▸ WRITTEN REQUEST: Out of the lines below, please list those that hold the string "matplotlib".

▸ PROVIDED DATA:
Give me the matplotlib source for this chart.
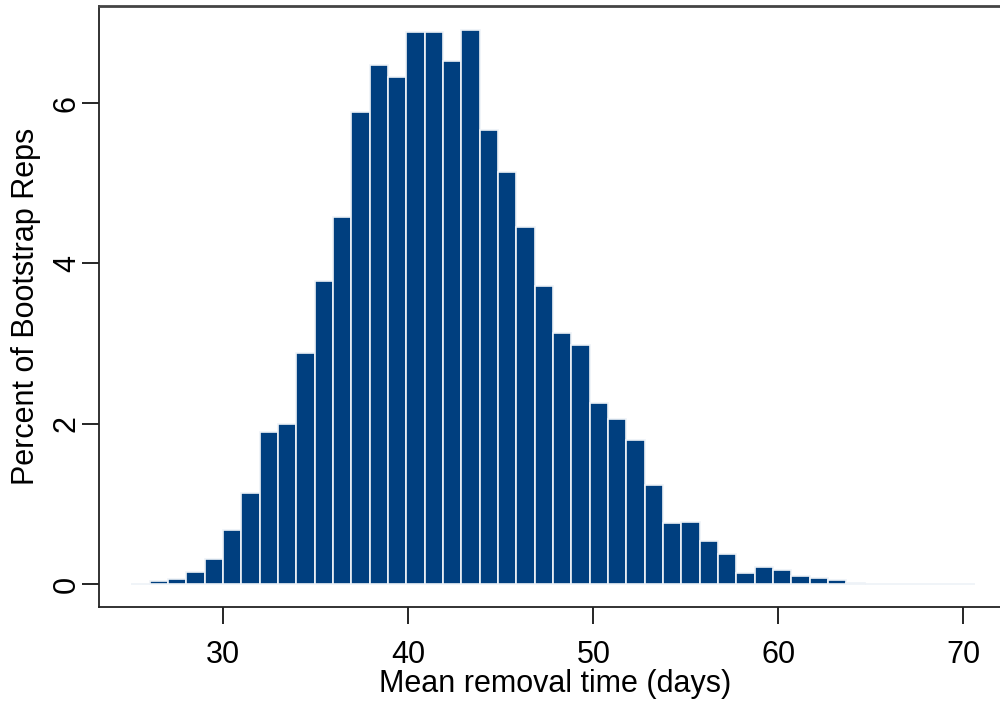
import matplotlib
matplotlib.use('Agg')
import matplotlib.pyplot as plt

# histogram of bootstrap means (bin width ~0.991 days, 46 bins)
bin_start = 25.03
bin_width = 0.991
percent = [0.0, 0.04, 0.06, 0.15, 0.32, 0.68, 1.14, 1.90, 2.00, 2.88,
           3.78, 4.58, 5.89, 6.47, 6.33, 6.89, 6.89, 6.53, 6.91, 5.67,
           5.14, 4.45, 3.72, 3.13, 2.98, 2.26, 2.06, 1.80, 1.24, 0.76,
           0.78, 0.54, 0.38, 0.14, 0.22, 0.18, 0.10, 0.075, 0.054, 0.02,
           0.0, 0.0, 0.0, 0.0, 0.0, 0.0]
x_ticks = [30, 40, 50, 60, 70]
y_ticks = [0, 2, 4, 6]

plt.rcParams['font.family'] = ['Liberation Sans', 'DejaVu Sans']

edges = [bin_start + i * bin_width for i in range(len(percent))]

fig = plt.figure(figsize=(10, 7.04), dpi=100)
ax = fig.add_axes([0.0985, 0.1378, 0.9015, 0.8537])

ax.bar(edges, percent, width=bin_width, align='edge',
       color='#003f7f', edgecolor='#eef2f7', linewidth=1.2)

ax.set_xlim(23.25, 71.98)
ax.set_ylim(-0.283, 7.21)
ax.set_xticks(x_ticks)
ax.set_yticks(y_ticks)
ax.tick_params(axis='both', direction='out', length=12, width=1.2,
               labelsize=22, colors='black')
ax.tick_params(axis='x', pad=12)
ax.tick_params(axis='y', pad=0)
plt.setp(ax.get_yticklabels(), rotation=90, va='center')

ax.spines['right'].set_visible(False)
for s in ['left', 'bottom']:
    ax.spines[s].set_color('#222222')
    ax.spines[s].set_linewidth(1.3)
ax.spines['top'].set_color('#444444')
ax.spines['top'].set_linewidth(2)

ax.set_xlabel('Mean removal time (days)', fontsize=22, labelpad=0)
ax.set_ylabel('Percent of Bootstrap Reps', fontsize=22, labelpad=8)
ax.xaxis.set_label_coords(0.506, -0.104)

fig.savefig('out.png', dpi=100)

▸ EXERCISE RESULT:
Give me the matplotlib source for this chart.
import matplotlib
matplotlib.use('Agg')
import matplotlib.pyplot as plt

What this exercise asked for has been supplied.